One year later, it was clear to most that the Free Speech Movement at UC Berkeley had failed.

Students had demanded that school administrators allow political organizations, including civil rights groups, to table and solicit contributions on campus. (In 1964 only the campus Democratic and Republican clubs were allowed to do so.) There was a concession: the acting chancellor grudgingly opened the steps of a single building for open discussion and tables, but only during certain hours. By the fall of 1966, however, UC had a new right-wing president and California was led by a new right-wing governor, Ronald Reagan, who had promised to “clean up the mess in Berkeley.”

Now we understand that the FSM was a prequel to a beginning. The FSM morphed into a campus movement that inspired widespread social unrest of the 1960s that centered on opposition to the Vietnam War. Everything that followed–feminists burning bras, gays rioting after the bust at the Stonewall Inn, America’s withdrawal from Vietnam–had its roots in that “failed” movement.

Keep the “failed” Free Speech Movement in mind as you read and watch this week’s coverage of the anniversary of Occupy. One year after activists set up the first Occupy Wall Street encampments in New York and Washington, D.C., the Occupy movement is described as in “disarray.” Indeed, it’s hard to remember how big OWS was. Were there really more than a thousand Occupations? Did 59% of the American public support OWS when it was barely a month old? What happened?

“I think they’re idiots. They have no agenda,” Robert Nicholson, who works on Wall Street, tells The Los Angeles Times. “They have yet to come out with a policy statement.”

“The movement [grew] too large too quickly. Without leaders or specific demands, what started as a protest against income inequality turned into an amorphous protest against everything wrong with the world,” argues the AP.

I was at Freedom Plaza in D.C. and Zuccotti Park in Manhattan. I’m a member of my local Occupy chapter on Long Island, Occupy the East End. (Yes, we’re still around.) I agree with Mikell Kober of Brooklyn, who was protesting in front of a Bank of America branch. She told a reporter that OWS is “about creating a public space where people could gather and have a conversation about the things that need to change.”

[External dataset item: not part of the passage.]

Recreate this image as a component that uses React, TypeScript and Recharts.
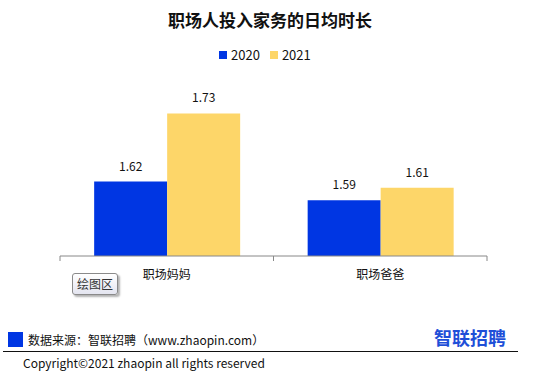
import React from 'react';
import { BarChart, Bar, XAxis, YAxis, LabelList } from 'recharts';

const categories = ['职场妈妈', '职场爸爸'];
const values2020 = [1.62, 1.59];
const values2021 = [1.73, 1.61];

const BLUE = '#0036E3';
const YELLOW = '#FDD669';
const FONT = '"Noto Sans CJK SC", "Noto Sans", sans-serif';

const data = categories.map((name, i) => ({
  name,
  y2020: values2020[i],
  y2021: values2021[i],
}));

const BAND = (487 - 60) / categories.length;

// category label plus the boundary ticks Excel draws between groups
const CategoryTick = (props: any) => {
  const { x, y, payload, index } = props;
  const left = x - BAND / 2;
  const right = x + BAND / 2;
  return (
    <g>
      <line x1={left} y1={y - 8} x2={left} y2={y - 3} stroke="#888" />
      {index === categories.length - 1 && (
        <line x1={right} y1={y - 8} x2={right} y2={y - 3} stroke="#888" />
      )}
      <text x={x} y={y + 15} textAnchor="middle" fontSize={12} fill="#111" fontFamily={FONT}>
        {payload.value}
      </text>
    </g>
  );
};

export default function App() {
  return (
    <div
      style={{
        position: 'absolute',
        left: 0,
        top: 0,
        width: 540,
        height: 380,
        background: '#fff',
        fontFamily: FONT,
        color: '#111',
      }}
    >
      <div
        style={{
          position: 'absolute',
          top: 8,
          width: 540,
          textAlign: 'center',
          fontSize: 17,
          fontWeight: 'bold',
          lineHeight: '24px',
        }}
      >
        职场人投入家务的日均时长
      </div>

      {/* legend */}
      <div
        style={{
          position: 'absolute',
          top: 46,
          left: 219,
          display: 'flex',
          alignItems: 'center',
          fontSize: 13,
          lineHeight: '18px',
        }}
      >
        <span style={{ width: 8, height: 8, background: BLUE, marginRight: 4 }} />
        <span style={{ marginRight: 10 }}>2020</span>
        <span style={{ width: 8, height: 8, background: YELLOW, marginRight: 4 }} />
        <span>2021</span>
      </div>

      <BarChart
        width={540}
        height={380}
        data={data}
        margin={{ top: 70, right: 53, bottom: 94, left: 60 }}
        barCategoryGap="16%"
        barGap={0}
        style={{ position: 'absolute', left: 0, top: 0 }}
      >
        <YAxis hide domain={[1.5, 1.8]} />
        <XAxis
          dataKey="name"
          axisLine={{ stroke: '#888' }}
          tickLine={false}
          tick={<CategoryTick />}
          interval={0}
        />
        <Bar dataKey="y2020" fill={BLUE} isAnimationActive={false}>
          <LabelList dataKey="y2020" position="top" offset={11} fontSize={12} fill="#111" fontFamily={FONT} />
        </Bar>
        <Bar dataKey="y2021" fill={YELLOW} isAnimationActive={false}>
          <LabelList dataKey="y2021" position="top" offset={11} fontSize={12} fill="#111" fontFamily={FONT} />
        </Bar>
      </BarChart>

      {/* Excel's hover tooltip left in the screenshot */}
      <div
        style={{
          position: 'absolute',
          left: 72,
          top: 273,
          width: 44,
          height: 20,
          border: '1px solid #8a8a8a',
          borderRadius: 3,
          background: 'linear-gradient(#ffffff, #e4e5f0)',
          boxShadow: '2px 2px 2px rgba(0,0,0,0.3)',
          fontSize: 12,
          lineHeight: '20px',
          textAlign: 'center',
          color: '#333',
        }}
      >
        绘图区
      </div>

      {/* footer */}
      <div style={{ position: 'absolute', left: 8, top: 332, width: 15, height: 15, background: BLUE }} />
      <div style={{ position: 'absolute', left: 28, top: 331, fontSize: 12, lineHeight: '18px' }}>
        数据来源：智联招聘（www.zhaopin.com）
      </div>
      <div
        style={{
          position: 'absolute',
          left: 434,
          top: 325,
          fontSize: 18,
          fontWeight: 'bold',
          color: '#1E4FD8',
          lineHeight: '24px',
        }}
      >
        智联招聘
      </div>
      <div style={{ position: 'absolute', left: 3, top: 351, width: 515, height: 1, background: '#111' }} />
      <div style={{ position: 'absolute', left: 23, top: 354, fontSize: 12, lineHeight: '18px' }}>
        Copyright©2021 zhaopin all rights reserved
      </div>
    </div>
  );
}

Coming up with a list of demands isn’t the point. Thinking outside the D vs. R box is. Now people know that electoral politics is theater. Real politics is in the streets. For the first time since the Sixties, we know that.

The flaw in Occupy, the seed of its future destruction, was its basic original premise: occupying public space nonviolently.

Occupying nonviolently is an oxymoron. If you decide to be nonviolent, you leave peacefully when the police show up to evict you. Which is what happened last winter to the OWS encampments.  If you are determined to occupy–and remain in–public space, you must resort to violence in order to defend yourselves from police violence.

OWS ought to have decided whether it wanted to be nonviolent or whether it wanted to occupy public space. If it chose nonviolence, it could have engaged in acts of resistance–flash mobs, demonstrations, strikes–that did not require setting up and defending encampments.

Also, a political movement is defined more by what it is not than by what it is. OWS was a movement outside of the duopoly, yet many “Occupiers” worked with, and got co-opted by, Democratic Party front groups like MoveOn.org who stole OWS’ “We are the 99%” slogan.Though the physical presence of OWS is a mere shadow of its presence a year ago, the Occupy idea remains colossally important–largely because the two major parties still refuse to engage the biggest problem we face: America’s growing poverty. “I don’t think Occupy itself has an enormous future,” Dr. Mark Naison, a professor at Fordham University, told the Associated Press. “I think that movements energized by Occupy have an enormous future.”

Like the Free Speech movement nearly a half century ago, Occupy is the prequel to the beginning.

Of course, change doesn’t always mean progress and inspiration isn’t always positive. “Reagan’s political career owed a lot to the [FSM] people who used the [UC] campus as a radical base for political activity. It is an irony that helped elect him,” says Earl Cheit, executive vice chancellor at Berkeley from 1965 to 1969.